People are very dismissive about it and don't understand, yeah. Most of the time people tell me I'm "immature" or "childish," and I've had a few people say things like "How can you be so mature sometimes, and so childish other times?" and "You're clearly a responsible/capable adult, so why act like a little girl?"
This isn't the experience that the majority of people have had, so it isn't surprising that they're so judgmental and dismissive about it, but it really does suck. I sometimes feel like my therapist even judges me for it. :/

I lost literally all of my childhood. I wasn't allowed any of the normal experiences that children have, like not even watching cartoons or playing with popular toys, or having birthday parties, for the most part. Everything I did was censored and I lived in a bubble. For 14 years. Some of those years being much more horrific and disturbing than others.
So I wouldn't expect any differently from myself as an adult than wanting to do those things that I missed out on now! I still watch stupid and childish stuff (mostly on Youtube now though), I still have stuffed animals and cute things, like that kitty mug and hair scrunchies I showed you the other day, and I still love to have birthday parties, even though on my next birthday I will be 29!
This past summer, I took a day off from work on my friend's birthday and went to Six Flags with my friends lol. It's good to have adult responsibilities and long-term goals too, but you can still be silly and have fun sometimes! Like I said, it's all part of the healing process, and it will make YOU feel good, even if other people don't understand :)

I'm here for you if you ever need to talk about these things one on one. I really love reading your posts and I care about you and will always support you. We often seem to be on the same wavelength too! :smilecat:
Thanks so much Luca! I really appreciate everything you said :) I'm glad that you feel less alone! :) I'm really glad that you do fun things and buy fun stuff for yourself! :) I think it definitely is part of the healing process and you should never feel ashamed of doing what makes you feel better!

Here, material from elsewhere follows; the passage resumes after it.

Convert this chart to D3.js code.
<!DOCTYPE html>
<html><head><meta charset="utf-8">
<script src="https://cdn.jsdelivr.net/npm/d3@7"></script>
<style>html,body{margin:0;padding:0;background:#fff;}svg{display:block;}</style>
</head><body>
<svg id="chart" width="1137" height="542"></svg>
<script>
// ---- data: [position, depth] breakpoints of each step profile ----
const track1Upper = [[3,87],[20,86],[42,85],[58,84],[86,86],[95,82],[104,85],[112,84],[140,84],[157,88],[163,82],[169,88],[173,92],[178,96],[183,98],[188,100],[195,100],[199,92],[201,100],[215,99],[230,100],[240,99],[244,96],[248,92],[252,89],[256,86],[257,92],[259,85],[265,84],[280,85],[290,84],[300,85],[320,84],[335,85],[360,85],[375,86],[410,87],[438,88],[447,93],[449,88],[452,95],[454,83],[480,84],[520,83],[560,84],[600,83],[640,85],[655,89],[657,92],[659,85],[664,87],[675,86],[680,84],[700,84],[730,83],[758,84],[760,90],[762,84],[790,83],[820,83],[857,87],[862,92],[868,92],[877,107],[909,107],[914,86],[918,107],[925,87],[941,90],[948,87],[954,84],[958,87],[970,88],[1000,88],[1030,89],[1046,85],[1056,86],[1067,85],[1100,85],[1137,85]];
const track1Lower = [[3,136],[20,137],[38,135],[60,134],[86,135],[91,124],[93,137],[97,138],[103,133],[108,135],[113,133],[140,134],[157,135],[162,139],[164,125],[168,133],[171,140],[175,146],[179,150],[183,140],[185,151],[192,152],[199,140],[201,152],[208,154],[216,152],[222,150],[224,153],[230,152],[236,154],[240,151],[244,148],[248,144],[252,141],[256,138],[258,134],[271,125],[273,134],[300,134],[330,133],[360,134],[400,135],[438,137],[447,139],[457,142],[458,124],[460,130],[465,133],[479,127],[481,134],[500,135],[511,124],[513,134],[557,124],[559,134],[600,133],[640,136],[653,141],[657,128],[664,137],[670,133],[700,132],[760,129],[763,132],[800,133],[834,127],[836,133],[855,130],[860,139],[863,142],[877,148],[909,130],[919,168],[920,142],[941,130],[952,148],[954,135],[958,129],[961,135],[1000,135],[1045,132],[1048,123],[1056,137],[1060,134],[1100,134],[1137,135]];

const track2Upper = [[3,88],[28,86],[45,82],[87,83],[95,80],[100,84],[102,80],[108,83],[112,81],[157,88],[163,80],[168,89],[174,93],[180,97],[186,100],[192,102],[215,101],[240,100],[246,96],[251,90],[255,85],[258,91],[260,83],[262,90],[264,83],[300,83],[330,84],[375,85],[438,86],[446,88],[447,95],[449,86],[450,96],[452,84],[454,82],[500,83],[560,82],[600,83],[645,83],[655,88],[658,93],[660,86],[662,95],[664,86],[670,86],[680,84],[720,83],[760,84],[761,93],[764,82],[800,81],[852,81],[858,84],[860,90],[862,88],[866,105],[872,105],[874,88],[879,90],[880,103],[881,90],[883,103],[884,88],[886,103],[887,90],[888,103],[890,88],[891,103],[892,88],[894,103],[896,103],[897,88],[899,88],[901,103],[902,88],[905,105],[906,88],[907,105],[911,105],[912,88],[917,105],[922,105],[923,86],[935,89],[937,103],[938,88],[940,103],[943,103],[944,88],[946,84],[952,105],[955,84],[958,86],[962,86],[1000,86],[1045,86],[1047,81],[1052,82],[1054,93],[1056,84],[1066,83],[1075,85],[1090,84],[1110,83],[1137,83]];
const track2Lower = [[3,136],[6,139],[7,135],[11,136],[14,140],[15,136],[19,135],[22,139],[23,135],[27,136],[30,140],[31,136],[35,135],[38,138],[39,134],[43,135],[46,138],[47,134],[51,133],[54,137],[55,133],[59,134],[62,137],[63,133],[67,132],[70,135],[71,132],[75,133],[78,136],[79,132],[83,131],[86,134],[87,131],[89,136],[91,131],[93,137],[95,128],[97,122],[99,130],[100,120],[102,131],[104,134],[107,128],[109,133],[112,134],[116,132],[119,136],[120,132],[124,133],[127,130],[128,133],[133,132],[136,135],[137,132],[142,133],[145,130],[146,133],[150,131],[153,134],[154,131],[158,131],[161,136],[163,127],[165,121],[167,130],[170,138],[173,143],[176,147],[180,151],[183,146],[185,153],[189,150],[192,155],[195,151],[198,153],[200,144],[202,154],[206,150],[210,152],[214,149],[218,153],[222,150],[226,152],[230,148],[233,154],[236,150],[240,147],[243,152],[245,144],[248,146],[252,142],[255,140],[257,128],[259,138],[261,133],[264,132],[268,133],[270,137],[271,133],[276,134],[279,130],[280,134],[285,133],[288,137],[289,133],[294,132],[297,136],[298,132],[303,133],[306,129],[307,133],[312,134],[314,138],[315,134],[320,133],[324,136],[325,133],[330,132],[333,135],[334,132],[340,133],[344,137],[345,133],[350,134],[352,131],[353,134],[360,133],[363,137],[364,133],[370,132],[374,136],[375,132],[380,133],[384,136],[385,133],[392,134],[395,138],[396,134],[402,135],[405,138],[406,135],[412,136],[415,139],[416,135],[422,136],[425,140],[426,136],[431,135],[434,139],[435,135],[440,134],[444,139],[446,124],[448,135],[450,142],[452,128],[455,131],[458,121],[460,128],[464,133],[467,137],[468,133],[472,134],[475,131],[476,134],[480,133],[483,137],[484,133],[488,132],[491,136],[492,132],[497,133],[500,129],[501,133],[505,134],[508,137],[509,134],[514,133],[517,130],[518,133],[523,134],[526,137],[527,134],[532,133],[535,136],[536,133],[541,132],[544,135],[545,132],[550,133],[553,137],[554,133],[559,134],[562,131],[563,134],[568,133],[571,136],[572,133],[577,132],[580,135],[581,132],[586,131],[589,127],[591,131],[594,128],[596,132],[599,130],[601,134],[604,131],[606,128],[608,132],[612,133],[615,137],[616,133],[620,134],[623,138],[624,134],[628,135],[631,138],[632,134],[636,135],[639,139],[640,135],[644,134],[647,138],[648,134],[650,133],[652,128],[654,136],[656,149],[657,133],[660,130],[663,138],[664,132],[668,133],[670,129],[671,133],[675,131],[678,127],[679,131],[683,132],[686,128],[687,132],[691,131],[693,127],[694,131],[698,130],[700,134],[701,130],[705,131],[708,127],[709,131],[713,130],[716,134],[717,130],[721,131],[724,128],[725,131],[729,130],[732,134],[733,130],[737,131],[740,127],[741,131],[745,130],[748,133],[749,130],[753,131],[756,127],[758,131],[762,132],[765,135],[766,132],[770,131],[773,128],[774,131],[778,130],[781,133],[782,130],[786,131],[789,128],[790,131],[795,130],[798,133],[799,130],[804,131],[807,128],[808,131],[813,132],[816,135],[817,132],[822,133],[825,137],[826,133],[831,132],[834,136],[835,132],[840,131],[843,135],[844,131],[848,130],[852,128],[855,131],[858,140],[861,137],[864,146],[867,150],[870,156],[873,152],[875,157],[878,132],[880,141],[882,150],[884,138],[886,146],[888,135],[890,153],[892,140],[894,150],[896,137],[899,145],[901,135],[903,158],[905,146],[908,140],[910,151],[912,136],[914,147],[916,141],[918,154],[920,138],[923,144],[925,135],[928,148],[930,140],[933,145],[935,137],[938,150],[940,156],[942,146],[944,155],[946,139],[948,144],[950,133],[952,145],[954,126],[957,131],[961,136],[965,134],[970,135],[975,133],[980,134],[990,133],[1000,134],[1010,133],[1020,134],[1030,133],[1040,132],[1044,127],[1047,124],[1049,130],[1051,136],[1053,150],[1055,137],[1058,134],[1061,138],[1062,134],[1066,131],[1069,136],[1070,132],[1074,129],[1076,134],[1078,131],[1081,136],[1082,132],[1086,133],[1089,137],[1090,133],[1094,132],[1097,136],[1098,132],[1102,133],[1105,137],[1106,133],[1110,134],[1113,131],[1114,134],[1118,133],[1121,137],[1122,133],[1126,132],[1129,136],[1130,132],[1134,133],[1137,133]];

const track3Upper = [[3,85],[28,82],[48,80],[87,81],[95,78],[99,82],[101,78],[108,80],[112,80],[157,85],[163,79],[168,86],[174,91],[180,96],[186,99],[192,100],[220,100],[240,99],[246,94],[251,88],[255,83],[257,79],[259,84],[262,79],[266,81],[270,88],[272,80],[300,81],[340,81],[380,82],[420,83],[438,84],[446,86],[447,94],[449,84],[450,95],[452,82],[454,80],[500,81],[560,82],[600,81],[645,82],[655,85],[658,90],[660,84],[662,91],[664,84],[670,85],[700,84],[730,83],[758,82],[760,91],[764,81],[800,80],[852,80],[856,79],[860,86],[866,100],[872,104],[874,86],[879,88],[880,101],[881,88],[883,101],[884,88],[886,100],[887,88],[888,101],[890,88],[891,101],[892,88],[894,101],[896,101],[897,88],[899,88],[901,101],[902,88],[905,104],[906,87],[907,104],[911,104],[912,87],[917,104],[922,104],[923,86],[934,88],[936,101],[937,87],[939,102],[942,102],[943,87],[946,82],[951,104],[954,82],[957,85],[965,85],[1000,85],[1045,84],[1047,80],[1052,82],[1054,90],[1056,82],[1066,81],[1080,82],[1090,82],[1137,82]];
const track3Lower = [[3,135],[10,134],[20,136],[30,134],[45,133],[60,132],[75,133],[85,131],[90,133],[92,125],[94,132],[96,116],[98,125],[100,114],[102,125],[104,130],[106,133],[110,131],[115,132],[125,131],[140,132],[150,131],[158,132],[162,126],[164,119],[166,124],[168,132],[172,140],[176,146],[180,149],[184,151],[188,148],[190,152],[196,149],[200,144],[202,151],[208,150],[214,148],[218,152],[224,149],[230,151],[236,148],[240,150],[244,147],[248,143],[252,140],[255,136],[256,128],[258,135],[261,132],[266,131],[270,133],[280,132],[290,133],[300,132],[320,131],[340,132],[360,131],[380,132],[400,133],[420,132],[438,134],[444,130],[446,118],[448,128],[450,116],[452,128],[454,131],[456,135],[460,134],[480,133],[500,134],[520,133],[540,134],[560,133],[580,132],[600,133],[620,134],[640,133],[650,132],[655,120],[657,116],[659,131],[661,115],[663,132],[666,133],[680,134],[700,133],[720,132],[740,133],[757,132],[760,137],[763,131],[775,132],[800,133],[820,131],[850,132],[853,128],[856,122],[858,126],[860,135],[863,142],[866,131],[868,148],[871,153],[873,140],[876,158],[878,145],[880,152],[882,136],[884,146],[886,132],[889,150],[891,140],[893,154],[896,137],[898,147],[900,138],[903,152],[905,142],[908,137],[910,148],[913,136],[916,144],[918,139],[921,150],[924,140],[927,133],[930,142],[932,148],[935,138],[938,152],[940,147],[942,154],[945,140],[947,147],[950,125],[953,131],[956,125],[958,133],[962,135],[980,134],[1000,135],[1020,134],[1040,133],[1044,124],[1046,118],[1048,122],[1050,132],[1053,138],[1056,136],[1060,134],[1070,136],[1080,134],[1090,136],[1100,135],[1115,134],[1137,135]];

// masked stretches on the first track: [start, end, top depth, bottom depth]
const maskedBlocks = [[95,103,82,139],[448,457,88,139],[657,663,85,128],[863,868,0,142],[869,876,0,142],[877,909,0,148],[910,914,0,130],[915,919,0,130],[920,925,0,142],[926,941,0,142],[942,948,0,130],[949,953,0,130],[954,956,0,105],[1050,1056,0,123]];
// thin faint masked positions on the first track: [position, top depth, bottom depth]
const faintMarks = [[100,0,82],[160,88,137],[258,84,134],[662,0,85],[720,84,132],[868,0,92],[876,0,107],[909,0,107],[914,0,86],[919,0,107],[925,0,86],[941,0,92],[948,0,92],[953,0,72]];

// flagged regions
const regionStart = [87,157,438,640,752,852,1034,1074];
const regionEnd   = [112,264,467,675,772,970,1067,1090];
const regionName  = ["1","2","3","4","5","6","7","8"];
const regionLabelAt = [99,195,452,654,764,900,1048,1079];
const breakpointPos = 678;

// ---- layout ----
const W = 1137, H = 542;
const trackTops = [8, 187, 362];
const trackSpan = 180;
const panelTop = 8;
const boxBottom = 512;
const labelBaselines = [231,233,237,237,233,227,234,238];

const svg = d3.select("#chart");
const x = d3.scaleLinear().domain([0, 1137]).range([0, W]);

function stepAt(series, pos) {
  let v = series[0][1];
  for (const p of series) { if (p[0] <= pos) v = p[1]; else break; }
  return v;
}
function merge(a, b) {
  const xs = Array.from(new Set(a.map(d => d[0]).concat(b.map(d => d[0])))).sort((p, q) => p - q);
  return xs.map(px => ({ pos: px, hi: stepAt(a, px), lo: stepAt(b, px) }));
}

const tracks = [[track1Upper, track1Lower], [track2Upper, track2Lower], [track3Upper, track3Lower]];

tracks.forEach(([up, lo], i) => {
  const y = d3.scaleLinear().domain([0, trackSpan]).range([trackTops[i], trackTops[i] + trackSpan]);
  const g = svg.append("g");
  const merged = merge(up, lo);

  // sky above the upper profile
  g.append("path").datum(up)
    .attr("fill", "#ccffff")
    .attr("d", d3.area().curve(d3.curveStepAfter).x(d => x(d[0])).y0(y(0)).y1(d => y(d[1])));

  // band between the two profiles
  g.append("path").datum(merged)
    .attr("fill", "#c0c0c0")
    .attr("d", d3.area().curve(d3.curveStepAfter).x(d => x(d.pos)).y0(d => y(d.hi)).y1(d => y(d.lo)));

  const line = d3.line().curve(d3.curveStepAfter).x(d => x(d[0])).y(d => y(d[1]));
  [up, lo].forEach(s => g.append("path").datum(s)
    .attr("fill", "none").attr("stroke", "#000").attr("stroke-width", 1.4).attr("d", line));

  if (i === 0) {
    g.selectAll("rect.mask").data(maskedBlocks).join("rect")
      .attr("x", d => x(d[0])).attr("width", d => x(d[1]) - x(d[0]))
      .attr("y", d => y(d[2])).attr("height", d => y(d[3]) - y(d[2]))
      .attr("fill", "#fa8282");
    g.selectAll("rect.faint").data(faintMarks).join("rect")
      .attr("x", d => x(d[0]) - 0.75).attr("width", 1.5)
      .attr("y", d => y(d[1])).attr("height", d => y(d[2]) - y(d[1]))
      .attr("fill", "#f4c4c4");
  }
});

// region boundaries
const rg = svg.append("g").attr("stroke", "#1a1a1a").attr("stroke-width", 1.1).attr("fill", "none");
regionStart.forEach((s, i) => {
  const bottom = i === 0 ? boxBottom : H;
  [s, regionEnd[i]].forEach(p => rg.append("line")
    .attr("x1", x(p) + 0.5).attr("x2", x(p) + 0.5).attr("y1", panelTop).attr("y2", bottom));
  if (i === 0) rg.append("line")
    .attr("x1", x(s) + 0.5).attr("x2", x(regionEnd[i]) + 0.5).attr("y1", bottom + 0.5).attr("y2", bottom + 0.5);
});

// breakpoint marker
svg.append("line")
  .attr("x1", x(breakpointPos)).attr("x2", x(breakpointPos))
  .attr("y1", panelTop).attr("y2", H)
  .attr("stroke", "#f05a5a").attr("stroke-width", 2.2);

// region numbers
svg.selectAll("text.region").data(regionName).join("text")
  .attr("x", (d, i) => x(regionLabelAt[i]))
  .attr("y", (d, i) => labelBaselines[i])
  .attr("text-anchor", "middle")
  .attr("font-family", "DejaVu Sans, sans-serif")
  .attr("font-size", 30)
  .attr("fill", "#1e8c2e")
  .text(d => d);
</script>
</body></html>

I always enjoy reading your posts too and I'm glad you feel like we are on the same wavelength!

I hope that you will have just the best possible time on your 29th birthday. I think everyone here would agree that you definitely deserve too. In the meantime, I hope there will be plenty of fun things on YouTube, funky hair scrunchies and kitty mugs!

And do feel free to message too if you want to need to talk about these things! :)
 
Thanks so much Luca! I really appreciate everything you said :) I'm glad that you feel less alone! :) I'm really glad that you do fun things and buy fun stuff for yourself! :) I think it definitely is part of the healing process and you should never feel ashamed of doing what makes you feel better!

I always enjoy reading your posts too and I'm glad you feel like we are on the same wavelength!

I hope that you will have just the best possible time on your 29th birthday. I think everyone here would agree that you definitely deserve too. In the meantime, I hope there will be plenty of fun things on YouTube, funky hair scrunchies and kitty mugs!

And do feel free to message too if you want to need to talk about these things! :)
Thank you so much, I'm glad I've been able to help you and I'm so glad we've crossed paths! :)
 
Why can’t we be our own parents for a change?

Most of us are adults here. No need to keep the umbilical cord wrapped around our necks.

We can still love them, that is normal. But we can also acknowledge that maybe we know ourselves better than they will ever choose to know us.

To my parents - I love you, but screw off. I have my own life today.

Yeah, that is a healthier way of thinking about these kinds of things.
This is what we should try to do as we forge our own paths in life.

My mom will say a lot that she knows me better than I know me and when I was younger that would be very confusing because it was like I didn’t know myself. But I do know myself, there are things that my mom doesn’t know about me and so she is wrong.